Even so, a large part of that Nato spending has been on advanced systems, such as fighter jets, that have not been deployed by the West in this conflict. Much of western defence over the past 20 years has been geared towards fighting counter-insurgencies in the Middle East rather than being ready for heavyweight tank and artillery battles such as those in Ukraine.

Compounding the supply problems has been a decades-long emphasis on lean manufacturing, financial efficiency and industrial consolidation, which has worked against military planners keen to maintain costly weapons inventories.

In the UK, low stockpiles meant it recently had to buy howitzers from a third party to send to Ukraine, reportedly a private Belgian dealer. In the US, the Pentagon works with just five main defence contractors; in the 1990s, the number was 51.

“The received wisdom has long been that the West will never fight an industrial war again,” says one western defence adviser. “As a result, almost nobody has kept up capacity to ramp up national production of key equipment.”

Some of the electronic components of Stinger missiles, last manufactured at scale 20 years ago, are no longer commercially available. Photograph: Sergei Supinsky/AFP via Getty Images
Some of the electronic components of Stinger missiles, last manufactured at scale 20 years ago, are no longer commercially available. Photograph: Sergei Supinsky/AFP via Getty Images

Western arms manufacturers are scrambling to secure supplies of scarce components and materials to make weapons and munitions that, until recently, were barely in demand. Some of the electronic components of Stinger missiles, last manufactured at scale 20 years ago, are no longer commercially available, according to Raytheon.

Alex Cresswell, chief executive of Thales UK, which makes the anti-tank NLAW missiles lauded in Ukraine, says the “UK has been running down [defence] stockpiles but not investing sufficiently enough to avoid obsolesce.”

As for the guided multiple-launch rocket systems made by Lockheed Martin that Kyiv has pleaded for so it can launch strikes behind enemy lines, the US has dispatched about a third of its total stock of 20,000-25,000 missiles.

But it cannot readily replace these with older versions because they use banned cluster weapons in their warheads, says Mark Cancian, a former Pentagon official now at the Center for Strategic and International Studies think tank.

Russia also suffers from supply problems, say officials and analysts. Defence manufacturer UralVagonZavod is reportedly running triple shifts to refurbish old tanks.
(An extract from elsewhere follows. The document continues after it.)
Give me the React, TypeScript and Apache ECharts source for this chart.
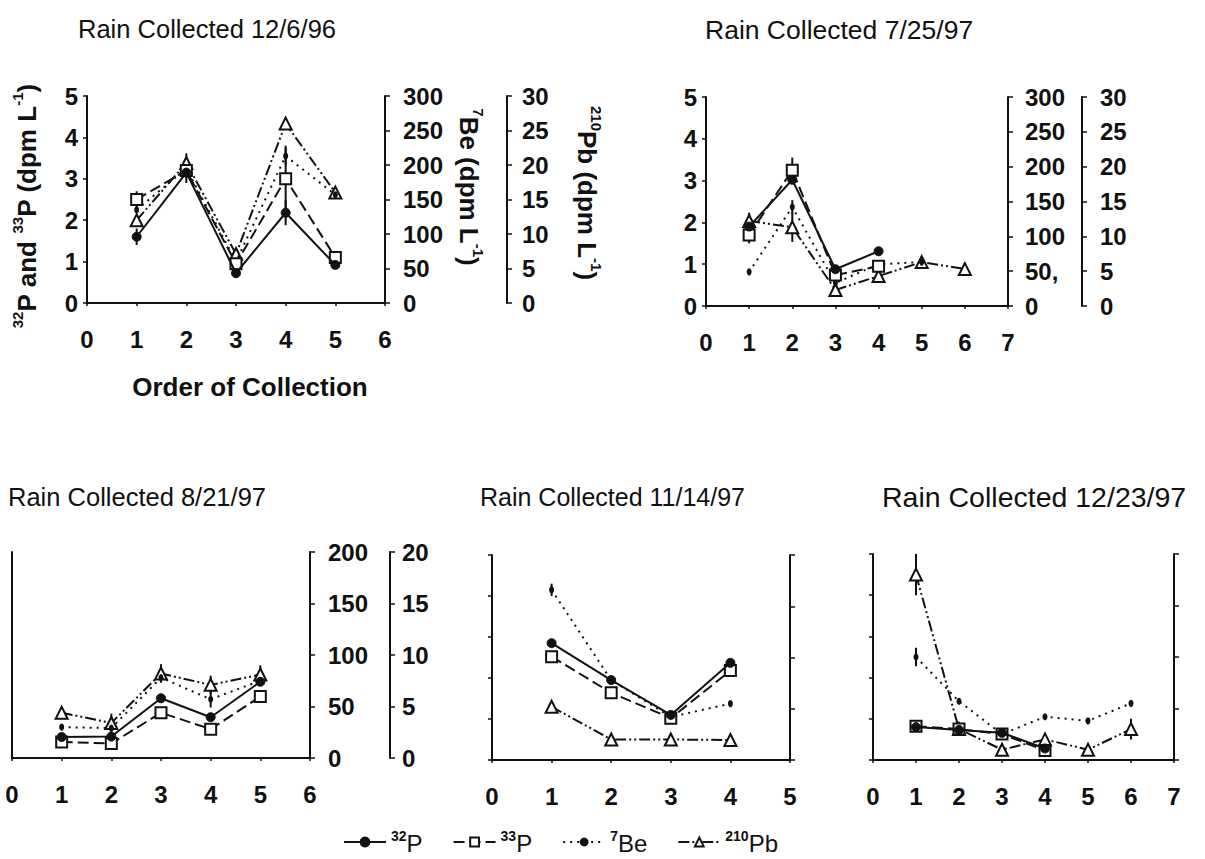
import React, { useEffect, useRef } from 'react';
import * as echarts from 'echarts';

const FONT = '"Liberation Sans", Arial, Helvetica, sans-serif';
const INK = '#111';

// Panel titles
const titles = [
  'Rain Collected 12/6/96',
  'Rain Collected 7/25/97',
  'Rain Collected 8/21/97',
  'Rain Collected 11/14/97',
  'Rain Collected 12/23/97',
];

// 12/6/96 (order of collection 1..5)
const r1_p32 = [1.6, 3.15, 0.72, 2.18, 0.92];
const r1_p33 = [2.5, 3.2, 0.95, 3.0, 1.1];
const r1_be7 = [135, 195, 60, 213, 157];
const r1_pb210 = [12, 20.3, 7.1, 26, 16];
const r1_p32Err = [0.2, null, null, 0.3, null];
const r1_p33Err = [0.2, 0.3, null, 0.8, null];
const r1_be7Err = [null, null, null, 12, null];
const r1_pb210Err = [null, 1.4, null, null, 0.9];

// 7/25/97
const r2_p32 = [1.9, 3.02, 0.88, 1.31];
const r2_p33 = [1.7, 3.25, 0.74, 0.95];
const r2_be7 = [49, 142, 33, 60, 63];
const r2_pb210 = [12.2, 11.3, 2.3, 4.3, 6.3, 5.3];
const r2_p32Err = [null, null, null, null];
const r2_p33Err = [0.2, 0.3, null, null];
const r2_be7Err = [null, 10, null, null, null];
const r2_pb210Err = [1.2, 2.1, 1.0, 1.0, 0.8, 0.8];

// 8/21/97
const r3_p32 = [0.51, 0.52, 1.45, 0.99, 1.85];
const r3_p33 = [0.39, 0.35, 1.1, 0.7, 1.49];
const r3_be7 = [30, 29, 78, 57, 75];
const r3_pb210 = [4.4, 3.4, 8.2, 7.1, 8.1];
const r3_p32Err = [null, null, null, null, null];
const r3_p33Err = [null, null, null, null, null];
const r3_be7Err = [null, null, null, 8, null];
const r3_pb210Err = [null, 0.9, 0.9, 0.9, 0.9];

// 11/14/97
const r4_p32 = [2.85, 1.95, 1.1, 2.37];
const r4_p33 = [2.52, 1.64, 1.02, 2.18];
const r4_be7 = [166, 78, 42, 55];
const r4_pb210 = [5.2, 2.0, 2.0, 1.95];
const r4_p32Err = [null, null, null, null];
const r4_p33Err = [null, null, null, null];
const r4_be7Err = [6, null, null, null];
const r4_pb210Err = [null, null, null, null];

// 12/23/97
const r5_p32 = [0.8, 0.73, 0.66, 0.28];
const r5_p33 = [0.82, 0.75, 0.63, 0.23];
const r5_be7 = [100, 57, 25, 42, 38, 55];
const r5_pb210 = [18, 3.0, 1.0, 2.0, 1.0, 3.0];
const r5_p32Err = [null, null, null, null];
const r5_p33Err = [null, null, null, null];
const r5_be7Err = [9, null, null, null, null, null];
const r5_pb210Err = [2.0, null, null, null, null, 1.0];

// Axis ranges per panel
const xMaxes = [6, 7, 6, 5, 7];
const be7Maxes = [300, 300, 200, 200, 200];
const pb210Maxes = [30, 30, 20, 20, 20];

const events = [
  { p32: r1_p32, p33: r1_p33, be7: r1_be7, pb210: r1_pb210, e32: r1_p32Err, e33: r1_p33Err, eBe: r1_be7Err, ePb: r1_pb210Err },
  { p32: r2_p32, p33: r2_p33, be7: r2_be7, pb210: r2_pb210, e32: r2_p32Err, e33: r2_p33Err, eBe: r2_be7Err, ePb: r2_pb210Err },
  { p32: r3_p32, p33: r3_p33, be7: r3_be7, pb210: r3_pb210, e32: r3_p32Err, e33: r3_p33Err, eBe: r3_be7Err, ePb: r3_pb210Err },
  { p32: r4_p32, p33: r4_p33, be7: r4_be7, pb210: r4_pb210, e32: r4_p32Err, e33: r4_p33Err, eBe: r4_be7Err, ePb: r4_pb210Err },
  { p32: r5_p32, p33: r5_p33, be7: r5_be7, pb210: r5_pb210, e32: r5_p32Err, e33: r5_p33Err, eBe: r5_be7Err, ePb: r5_pb210Err },
];

// Plot boxes (pixels) and axis decorations
const layout = [
  { left: 87, top: 96, width: 298, height: 207, leftLabels: true, rightLabels: true, pbAxis: true, pbOffset: 122, beMargin: 18, pbMargin: 15, leftTicks: true },
  { left: 706, top: 97, width: 302, height: 209, leftLabels: true, rightLabels: true, pbAxis: true, pbOffset: 74, beMargin: 17, pbMargin: 18, leftTicks: true },
  { left: 12, top: 552, width: 298, height: 206, leftLabels: false, rightLabels: true, pbAxis: true, pbOffset: 80, beMargin: 18, pbMargin: 12, leftTicks: false },
  { left: 492, top: 555, width: 298, height: 205, leftLabels: false, rightLabels: false, pbAxis: false, pbOffset: 0, beMargin: 18, pbMargin: 15, leftTicks: true },
  { left: 873, top: 554, width: 301, height: 206, leftLabels: false, rightLabels: false, pbAxis: false, pbOffset: 0, beMargin: 18, pbMargin: 15, leftTicks: true },
];
const titlePos = [
  { left: 78, top: 16, size: 25.5 },
  { left: 705, top: 16, size: 26.5 },
  { left: 8, top: 484, size: 25.5 },
  { left: 480, top: 484, size: 25 },
  { left: 882, top: 482, size: 28.5 },
];

const seriesNames = ['32P', '33P', '7Be', '210Pb'];
const legendRich: Record<string, string> = {
  '32P': '{s|32}{b|P}',
  '33P': '{s|33}{b|P}',
  '7Be': '{s|7}{b|Be}',
  '210Pb': '{s|210}{b|Pb}',
};

const tickFont = { fontFamily: FONT, fontSize: 24, fontWeight: 'bold' as const, color: INK };
const axisLine = { show: true, lineStyle: { color: INK, width: 2 } };

const styles: Record<string, any> = {
  '32P': {
    symbol: 'circle', symbolSize: 9,
    itemStyle: { color: INK, borderColor: INK, borderWidth: 1 },
    lineStyle: { color: INK, width: 2, type: 'solid' },
  },
  '33P': {
    symbol: 'rect', symbolSize: 11,
    itemStyle: { color: '#fff', borderColor: INK, borderWidth: 2 },
    lineStyle: { color: INK, width: 2, type: [11, 5] },
  },
  '7Be': {
    symbol: 'circle', symbolSize: [5, 7],
    itemStyle: { color: INK, borderColor: INK, borderWidth: 0 },
    lineStyle: { color: INK, width: 2, type: [2, 5] },
  },
  '210Pb': {
    symbol: 'triangle', symbolSize: 12,
    itemStyle: { color: '#fff', borderColor: INK, borderWidth: 2 },
    lineStyle: { color: INK, width: 2, type: [11, 3, 2, 3, 2, 3] },
  },
};

function toPairs(vals: (number | null)[]) {
  return vals.map((v, i) => (v == null ? null : [i + 1, v])).filter((d) => d != null);
}

function toErrorBars(vals: (number | null)[], errs: (number | null)[]) {
  const out: number[][] = [];
  vals.forEach((v, i) => {
    const e = errs[i];
    if (v != null && e != null) out.push([i + 1, v - e, v + e]);
  });
  return out;
}

function renderErrorBar(params: any, api: any) {
  const lo = api.coord([api.value(0), api.value(1)]);
  const hi = api.coord([api.value(0), api.value(2)]);
  return {
    type: 'line',
    shape: { x1: lo[0], y1: lo[1], x2: hi[0], y2: hi[1] },
    style: { stroke: INK, lineWidth: 2 },
  };
}

function buildOption() {
  const grid: any[] = [];
  const xAxis: any[] = [];
  const yAxis: any[] = [];
  const series: any[] = [];

  layout.forEach((L, i) => {
    grid.push({ left: L.left, top: L.top, width: L.width, height: L.height, containLabel: false });
    xAxis.push({
      type: 'value', gridIndex: i, min: 0, max: xMaxes[i], interval: 1,
      axisLine, splitLine: { show: false },
      axisTick: { show: true, length: 3, lineStyle: { color: INK, width: 1.5 } },
      axisLabel: { ...tickFont, margin: 24 },
    });
    // 32P / 33P scale
    yAxis.push({
      type: 'value', gridIndex: i, position: 'left', min: 0, max: 5, interval: 1,
      axisLine, splitLine: { show: false },
      axisTick: { show: L.leftTicks, length: 4, lineStyle: { color: INK, width: 1.5 } },
      axisLabel: { show: L.leftLabels, ...tickFont, margin: 9 },
    });
    // 7Be scale
    yAxis.push({
      type: 'value', gridIndex: i, position: 'right', min: 0, max: be7Maxes[i], interval: 50,
      axisLine, splitLine: { show: false },
      axisTick: { show: true, length: 5, lineStyle: { color: INK, width: 1.5 } },
      axisLabel: {
        show: L.rightLabels, ...tickFont, margin: L.beMargin,
        formatter: (v: number) => (i === 1 && v === 50 ? '50,' : String(v)),
      },
    });
    // 210Pb scale
    yAxis.push({
      type: 'value', gridIndex: i, position: 'right', offset: L.pbOffset,
      min: 0, max: pb210Maxes[i], interval: 5,
      show: L.pbAxis,
      axisLine, splitLine: { show: false },
      axisTick: { show: true, length: 5, lineStyle: { color: INK, width: 1.5 } },
      axisLabel: { show: L.rightLabels, ...tickFont, margin: L.pbMargin },
    });

    const ev = events[i];
    const sets: [string, (number | null)[], (number | null)[], number][] = [
      ['210Pb', ev.pb210, ev.ePb, 3 * i + 2],
      ['7Be', ev.be7, ev.eBe, 3 * i + 1],
      ['33P', ev.p33, ev.e33, 3 * i],
      ['32P', ev.p32, ev.e32, 3 * i],
    ];
    sets.forEach(([name, vals, errs, yIdx], k) => {
      const bars = toErrorBars(vals, errs);
      if (bars.length) {
        series.push({
          type: 'custom', name: name + ' error', xAxisIndex: i, yAxisIndex: yIdx,
          data: bars, renderItem: renderErrorBar, encode: { x: 0, y: [1, 2] }, z: 1, silent: true,
        });
      }
      series.push({
        type: 'line', name, xAxisIndex: i, yAxisIndex: yIdx,
        data: toPairs(vals), z: 3 + k, ...styles[name],
      });
    });
  });

  const richBase = {
    b: { fontFamily: FONT, fontSize: 26, fontWeight: 'bold', fill: INK, color: INK, verticalAlign: 'bottom', lineHeight: 30 },
    s: { fontFamily: FONT, fontSize: 15, fontWeight: 'bold', fill: INK, color: INK, verticalAlign: 'top', lineHeight: 16 },
  };

  return {
    animation: false,
    backgroundColor: '#fff',
    title: titles.map((t, i) => ({
      text: t, left: titlePos[i].left, top: titlePos[i].top, padding: 0,
      textStyle: { fontFamily: FONT, fontSize: titlePos[i].size, fontWeight: 'normal', color: INK },
    })),
    legend: {
      data: seriesNames, left: 338, top: 824, itemWidth: 42, itemHeight: 11, itemGap: 30,
      formatter: (name: string) => legendRich[name],
      textStyle: {
        color: INK,
        rich: {
          b: { fontFamily: FONT, fontSize: 24, fontWeight: 'normal', color: INK, verticalAlign: 'bottom', lineHeight: 26 },
          s: { fontFamily: FONT, fontSize: 14, fontWeight: 'bold', color: INK, verticalAlign: 'top', lineHeight: 14 },
        },
      },
    },
    grid, xAxis, yAxis, series,
    graphic: [
      {
        type: 'text', x: 25, y: 206, rotation: Math.PI / 2,
        style: {
          text: '{s|32}{b|P and }{s|33}{b|P (dpm L}{s|-1}{b|)}', rich: richBase,
          align: 'center', verticalAlign: 'middle',
        },
      },
      {
        type: 'text', x: 471, y: 187, rotation: -Math.PI / 2,
        style: {
          text: '{s|7}{b|Be (dpm L}{s|-1}{b|)}', rich: richBase,
          align: 'center', verticalAlign: 'middle',
        },
      },
      {
        type: 'text', x: 589, y: 193, rotation: -Math.PI / 2,
        style: {
          text: '{s|210}{b|Pb (dpm L}{s|-1}{b|)}', rich: richBase,
          align: 'center', verticalAlign: 'middle',
        },
      },
      {
        type: 'text', x: 250, y: 387,
        style: {
          text: 'Order of Collection', fontFamily: FONT, fontSize: 26, fontWeight: 'bold', fill: INK,
          align: 'center', verticalAlign: 'middle',
        },
      },
    ],
  };
}

export default function App() {
  const ref = useRef<HTMLDivElement>(null);
  useEffect(() => {
    if (!ref.current) return;
    const chart = echarts.init(ref.current, undefined, { renderer: 'svg' });
    chart.setOption(buildOption() as any);
    return () => chart.dispose();
  }, []);
  return (
    <div
      ref={ref}
      style={{ position: 'absolute', left: 0, top: 0, width: 1205, height: 859, background: '#fff' }}
    />
  );
}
Ammunition supplies are being partly replenished from a massive storage depot in Belarus.

But the recent appointment of Gen Gennady Zhidko, former vice-minister of defence, as overall commander of Russian forces in Ukraine gives the military “institutional firepower in Moscow ... so it has a powerful voice to make sure it gets the economy it needs”, says Mark Galeotti, a UK-based Russia expert.

Military experts have been scouring the Ukraine conflict for insights about the nature of modern war. Lesson “number one” so far is the importance of maintaining basic stockpiles, says Jack Watling, senior research fellow at the Royal United Services Institute think tank.

“This isn’t new, but it’s something we have been determined to ignore for a very long time,” Watling told a warfare podcast. “Cheap munitions that you can use at scale are absolutely critical ... [The West needs] to be much more disciplined about not always chasing the exquisite but instead understanding how the exquisite enables the fairly dull and mundane.”